Your neurons have recorded the cold temperature by your feet, the warm temperature by your head, and the positions of both of those body parts to synapse them all together. This “neural glue” is called causality and it allows seemingly unrelated information to link together.

Finding a causality is the easiest way to expand and merge neural clusters and therefore release pleasure. But you already know this if you’ve ever spent time with a kid for more than 5 minutes. Every kid in the world’s favorite question is “Why?” We probe for more information because we want to form more synapses. We want to understand how our neural clusters relate to each other in order to form larger clusters and release more pleasure. In other words, you want to make sense of it all.

When tragedy strikes, we look for a reason to fill out the neural cluster. To explain the unexplainable, we create causality using stories that seem as though they fit. When looking back on your life, you’ll see the choices that you’ve made and the experiences you’ve had as the causality for who you are today.

When you form synapses to explain the seemingly unexplainable, you are met with a great pleasure and comfort. We often call this “coming to peace” and, no surprise, it often comes when you take the time to determine causality within your own life.
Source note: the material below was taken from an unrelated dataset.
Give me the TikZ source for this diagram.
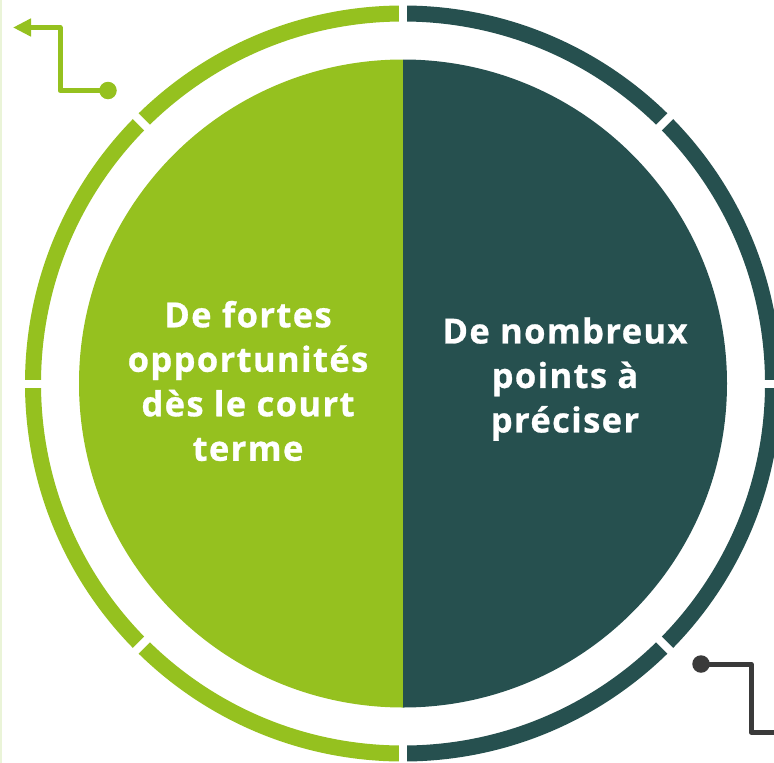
\documentclass[tikz,border=0pt]{standalone}
\usepackage{fontspec}
\setmainfont{Open Sans}[LetterSpace=4, BoldFeatures={FakeBold=0.8}]
\usetikzlibrary{arrows.meta}
\definecolor{lime}{HTML}{95C11F}
\definecolor{teal2}{HTML}{26504F}
\definecolor{darkgr}{HTML}{3A3A3A}
\definecolor{palegr}{HTML}{EAF4D8}
\tikzset{
  label/.style={text=white, font=\bfseries\fontsize{34.5}{44.5}\selectfont, align=center},
  dotnode/.style={circle, inner sep=0pt, minimum size=17.5pt},
  conn/.style={line width=5pt, line join=round},
  gapline/.style={white, line width=8pt},
}
\begin{document}
\begin{tikzpicture}[x=1pt,y=-1pt]
\useasboundingbox (0,0) rectangle (774,763);
\fill[white] (0,0) rectangle (774,763);
\fill[palegr] (0,0) rectangle (2,763);
\coordinate (c) at (403,383.5);
% inner disk
\fill[lime] (c) ++(90:324) arc[start angle=90,end angle=270,radius=324] -- cycle;
\fill[teal2] (c) ++(-90:324) arc[start angle=-90,end angle=90,radius=324] -- cycle;
% outer ring
\draw[lime, line width=16pt] (c) ++(90:370) arc[start angle=90,end angle=270,radius=370];
\draw[teal2, line width=16pt] (c) ++(-90:370) arc[start angle=-90,end angle=90,radius=370];
\foreach \a in {0,45,...,315} {
  \draw[gapline] (c) ++(\a:352) -- ++(\a:36);
}
% texts
\node[label] (t1) at (248,381) {De fortes\\opportunités\\dès le court\\terme};
\node[label] (t2) at (565,379) {De nombreux\\points à\\préciser};
% connectors
\node[dotnode, fill=lime] (d1) at (108,90.5) {};
\coordinate (a1) at (13,27.5);
\draw[conn, lime, -{Triangle[length=18pt,width=17pt]}] (d1.center) -- (60,90.5) -- (60,27.5) -- (a1);
\node[dotnode, fill=darkgr] (d2) at (701,664) {};
\coordinate (e2) at (776,732);
\draw[conn, darkgr] (d2.center) -- (751,664) -- (751,732) -- (e2);
\end{tikzpicture}
\end{document}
We all want to understand why things happen and we are all hoping to make sense of our own lives and the world around us. You are an astonishingly well adapted organism and you are unique among the billions of other humans that have ever lived. The course that your life has taken has led you to this point right now. Regardless of whether you are currently happy with this point, you can find comfort in synapsing your behavior with your life experiences. You are who you are because of the life you’ve had so far.

If you want to know why you don’t like to open up or why you don’t want to commit, try finding a causality in your childhood or an important event. Everything can be explained. When you discover your own causality, you will find comfort in the synapse.